For all of these reasons, the Court should dismiss plaintiffs civil complaint as frivolous. The Court, furthermore, should deny the request for temporary injunction. Fed.R.Civ.P.65(b) governs the granting of injunctions. A pre-requisite to obtaining an injunction is a showing that the action has a substantial likelihood of success on the merits. See Enrique Bernat F., S.A. v. Guadalajara, Inc ., 210 F.3d 439, 442 (5th Cir. 2000). For the reasons previously stated, plaintiff cannot show a substantial likelihood of success on the merits. Nor has he shown any substantial threat of irreparable injury, if the injunction is not issued.
RECOMMENDATION
For the foregoing reasons, it is recommended that the District Court summarily DISMISS plaintiffs complaint as frivolous pursuant to 28 U.S.C. § 1915A(b). It is further recommended that the Court deny the request for temporary injunction.

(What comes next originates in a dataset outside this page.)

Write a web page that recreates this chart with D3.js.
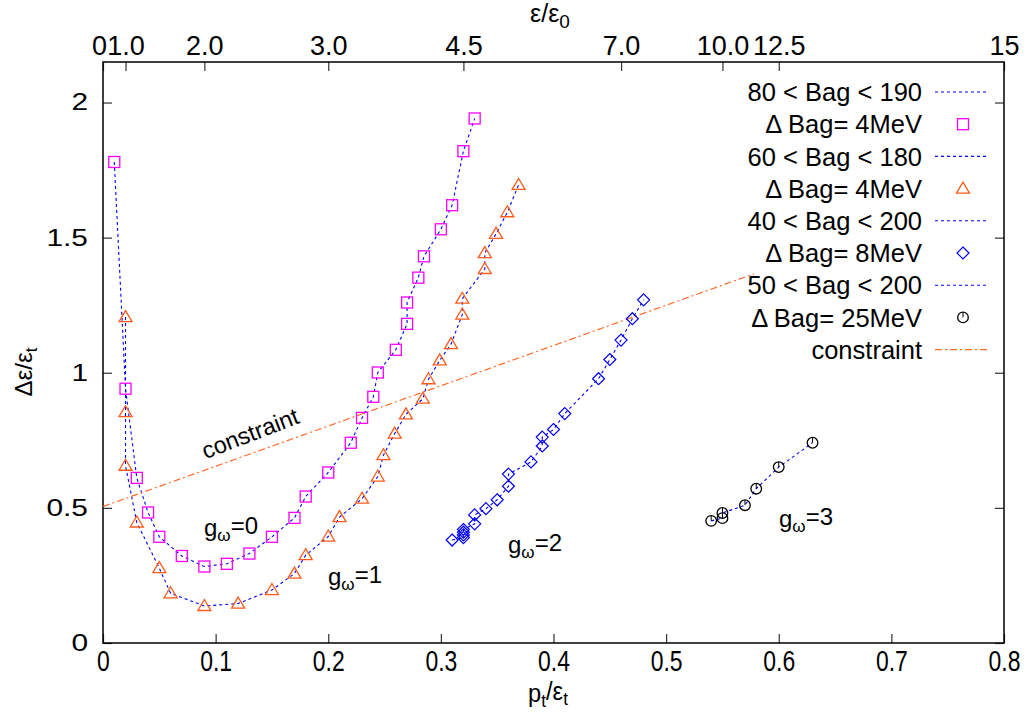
<!DOCTYPE html>
<html><head><meta charset="utf-8">
<script src="https://d3js.org/d3.v7.min.js"></script>
<style>
body{margin:0;background:#fff;}
text{font-family:"Liberation Sans",Arial,Helvetica,sans-serif;fill:#000;}
</style></head>
<body><svg id="c" width="1032" height="717"></svg>
<script>
// ---- data ----
const g0X = [0.010,0.020,0.030,0.040,0.050,0.070,0.090,0.110,0.130,0.150,0.170,0.180,0.200,0.220,0.230,0.240,0.244,0.260,0.270,0.270,0.280,0.285,0.300,0.310,0.320,0.330];
const g0Y = [1.780,0.941,0.611,0.483,0.393,0.322,0.283,0.293,0.331,0.393,0.463,0.542,0.631,0.741,0.833,0.911,1.001,1.085,1.181,1.260,1.352,1.431,1.531,1.620,1.820,1.941];
const g1X = [0.020,0.020,0.020,0.030,0.050,0.060,0.090,0.120,0.150,0.170,0.180,0.200,0.210,0.230,0.244,0.249,0.259,0.269,0.284,0.289,0.299,0.309,0.319,0.319,0.339,0.339,0.349,0.359,0.369];
const g1Y = [1.206,0.854,0.656,0.446,0.277,0.184,0.137,0.146,0.196,0.257,0.325,0.394,0.466,0.534,0.616,0.695,0.775,0.846,0.904,0.976,1.046,1.106,1.215,1.274,1.384,1.443,1.514,1.594,1.695];
const g2X = [0.310,0.320,0.320,0.320,0.320,0.330,0.330,0.340,0.350,0.360,0.360,0.380,0.390,0.390,0.400,0.410,0.440,0.450,0.460,0.470,0.480];
const g2Y = [0.381,0.390,0.400,0.410,0.420,0.441,0.474,0.497,0.530,0.580,0.625,0.670,0.729,0.762,0.790,0.849,0.978,1.049,1.121,1.200,1.270];
const g3X = [0.540,0.550,0.550,0.570,0.580,0.600,0.630];
const g3Y = [0.452,0.462,0.481,0.510,0.571,0.651,0.741];
const constraintX = [0.0,0.578];
const constraintY = [0.505,1.366];

const xTicks = [0,0.1,0.2,0.3,0.4,0.5,0.6,0.7,0.8];
const yTicks = [0,0.5,1,1.5,2];
const x2TickPos = [0,0.02,0.09,0.2,0.32,0.46,0.55,0.6,0.8];
const x2TickLabels = ["0","1.0","2.0","3.0","4.5","7.0","10.0","12.5","15"];
const legendLabels = ["80 < Bag < 190","\u0394 Bag= 4MeV","60 < Bag < 180","\u0394 Bag= 4MeV","40 < Bag < 200","\u0394 Bag= 8MeV","50 < Bag < 200","\u0394 Bag= 25MeV","constraint"];

// ---- chart ----
const svg = d3.select("#c");
const x = d3.scaleLinear([0,0.8],[103,1004]);
const y = d3.scaleLinear([0,2.15],[643,62]);
const BLUE="#0000ff", MAG="#ff00ff", ORG="#ff5a1a", CON="#ff6a2a";

// axes
const ax = svg.append("g");
const gB = ax.append("g").attr("transform","translate(0,643)")
  .call(d3.axisBottom(x).tickValues(xTicks).tickSize(-9).tickPadding(8).tickFormat(d=>d===0?"0":d3.format(".1f")(d)));
const gT = ax.append("g").attr("transform","translate(0,62)")
  .call(d3.axisTop(x).tickValues(x2TickPos).tickSize(-9).tickPadding(7).tickFormat((d,i)=>x2TickLabels[i]));
const gL = ax.append("g").attr("transform","translate(103,0)")
  .call(d3.axisLeft(y).tickValues(yTicks).tickSize(-9).tickPadding(15).tickFormat(d=>d===0?"0":(d%1===0?d3.format("d")(d):d3.format(".1f")(d))));
ax.append("g").attr("transform","translate(1004,0)")
  .call(d3.axisRight(y).tickValues(yTicks).tickSize(-9).tickFormat(""));
ax.selectAll(".domain").remove();
ax.selectAll("text").style("font-family","Liberation Sans, Arial, sans-serif");
ax.selectAll(".tick line").attr("stroke","#333").attr("stroke-width",1.2);
// bottom ticks: tall, condensed
gB.selectAll(".tick text").style("font-size","27px").attr("dy",null)
  .attr("transform","translate(0,28) scale(0.85,1.06)").attr("y",0);
// top ticks
gT.selectAll(".tick text").style("font-size","27px")
  .attr("dx",(d,i)=>i===0?"-4":null);
// left ticks: wide
gL.selectAll(".tick text").style("font-size","23px")
  .each(function(){
    const t=d3.select(this); const xx=+t.attr("x");
    t.attr("x",0).attr("transform",`translate(${xx},0) scale(1.3,1)`);
  });
svg.append("rect").attr("x",103).attr("y",62).attr("width",901).attr("height",581)
  .attr("fill","none").attr("stroke","#000").attr("stroke-width",1.5);

// lines
const line = d3.line().x(d=>x(d[0])).y(d=>y(d[1]));
const series = [
  {X:g0X,Y:g0Y,shape:"square",color:MAG},
  {X:g1X,Y:g1Y,shape:"triangle",color:ORG},
  {X:g2X,Y:g2Y,shape:"diamond",color:BLUE},
  {X:g3X,Y:g3Y,shape:"circle",color:"#000"}
];
const plot = svg.append("g");
series.forEach(s=>{
  const pts = s.X.map((v,i)=>[v,s.Y[i]]);
  plot.append("path").datum(pts).attr("d",line).attr("fill","none")
    .attr("stroke",BLUE).attr("stroke-width",1.1).attr("stroke-dasharray","3,3");
});
plot.append("path").datum(constraintX.map((v,i)=>[v,constraintY[i]])).attr("d",line)
  .attr("fill","none").attr("stroke",CON).attr("stroke-width",1.2).attr("stroke-dasharray","7,3,2,3");

function marker(g,shape,cx,cy,color){
  if(shape==="square"){
    g.append("rect").attr("x",cx-5.5).attr("y",cy-5.5).attr("width",11).attr("height",11)
      .attr("fill","none").attr("stroke",color).attr("stroke-width",1.3);
  } else if(shape==="triangle"){
    g.append("path").attr("d",`M${cx},${cy-6.5}L${cx+6.5},${cy+4.5}L${cx-6.5},${cy+4.5}Z`)
      .attr("fill","none").attr("stroke",color).attr("stroke-width",1.3);
  } else if(shape==="diamond"){
    g.append("path").attr("d",`M${cx},${cy-6}L${cx+6},${cy}L${cx},${cy+6}L${cx-6},${cy}Z`)
      .attr("fill","none").attr("stroke",color).attr("stroke-width",1.2);
  } else {
    g.append("circle").attr("cx",cx).attr("cy",cy).attr("r",5.3)
      .attr("fill","none").attr("stroke",color).attr("stroke-width",1.3);
    g.append("line").attr("x1",cx).attr("x2",cx).attr("y1",cy).attr("y2",cy-5)
      .attr("stroke",color).attr("stroke-width",1);
  }
}
series.forEach(s=>{
  s.X.forEach((v,i)=>marker(plot,s.shape,x(v),y(s.Y[i]),s.color));
});

// legend
const leg = svg.append("g");
const rowY0 = 92, rowDy = 32.2;
const legKinds = ["line","square","line","triangle","line","diamond","line","circle","con"];
const legColors = [BLUE,MAG,BLUE,ORG,BLUE,BLUE,BLUE,"#000",CON];
legendLabels.forEach((t,i)=>{
  const yy = rowY0 + i*rowDy;
  leg.append("text").attr("x",922).attr("y",yy).attr("dy","0.36em").attr("text-anchor","end")
    .style("font-size","25.5px").text(t);
  const k = legKinds[i];
  if(k==="line"){
    leg.append("line").attr("x1",935).attr("x2",989).attr("y1",yy).attr("y2",yy)
      .attr("stroke",BLUE).attr("stroke-width",1.1).attr("stroke-dasharray","3,3");
  } else if(k==="con"){
    leg.append("line").attr("x1",935).attr("x2",989).attr("y1",yy).attr("y2",yy)
      .attr("stroke",CON).attr("stroke-width",1.2).attr("stroke-dasharray","7,3,2,3");
  } else {
    marker(leg,k,963,yy,legColors[i]);
  }
});

// labels
function sub(sel,parts,subSize){
  parts.forEach(p=>{
    sel.append("tspan").text(p[0]).attr("font-size",p[1]?subSize:null)
      .attr("dy",p[2]||null);
  });
}
const yl = svg.append("text").attr("transform","translate(32,372) rotate(-90)")
  .attr("text-anchor","middle").style("font-size","24px");
sub(yl,[["\u0394\u03b5/\u03b5",false],["t",true,"0.3em"]],"17px");
const xl = svg.append("text").attr("transform","translate(548,702) scale(0.95,1.0)").attr("text-anchor","middle").style("font-size","25px");
sub(xl,[["p",false],["t",true,"0.3em"],["/\u03b5",false,"-0.3em"],["t",true,"0.3em"]],"18px");
const tl = svg.append("text").attr("x",550).attr("y",22).attr("text-anchor","middle").style("font-size","25px");
sub(tl,[["\u03b5/\u03b5",false],["0",true,"0.3em"]],"19px");

svg.append("text").attr("transform","translate(253,441) rotate(-21)").attr("text-anchor","middle")
  .style("font-size","23.5px").text("constraint");

const gl = [["0",204,536],["1",328,585],["2",508,553],["3",779,527]];
gl.forEach(g=>{
  const t = svg.append("text").attr("x",g[1]).attr("y",g[2]).style("font-size","24px");
  t.append("tspan").text("g");
  t.append("tspan").text("\u03c9").attr("font-size","17px").attr("dy","0.3em");
  t.append("tspan").text("="+g[0]).attr("dy","-0.3em");
});
</script></body></html>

INSTRUCTIONS FOR SERVICE AND NOTICE OF RIGHT TO APPEAL/OBJECT
The United States District Clerk shall serve a copy of these findings, conclusions, and recommendation on plaintiff by mailing a copy to him. Pursuant to 28 U.S.C. § 636(b)(1), any party who desires to object to these findings, conclusions and recommendation must file and serve written objections within ten (10) days after being served with a copy. A party filing objections must specifically identify those findings, conclusions, or recommendation to which objections are being made. The District Court need not consider frivolous, conclusory, or general objections. Failure to file written objections to the proposed findings, conclusions, and recommendation within ten days after being served with a copy shall bar the aggrieved party from appealing the factual findings and legal conclusions of the Magistrate Judge that are accepted by the District Court, except upon grounds of plain error. Douglass v. United Servs. Auto Ass'n , 79 F.3d 1415, 1428-29 (5th Cir. 1996) ( en banc ).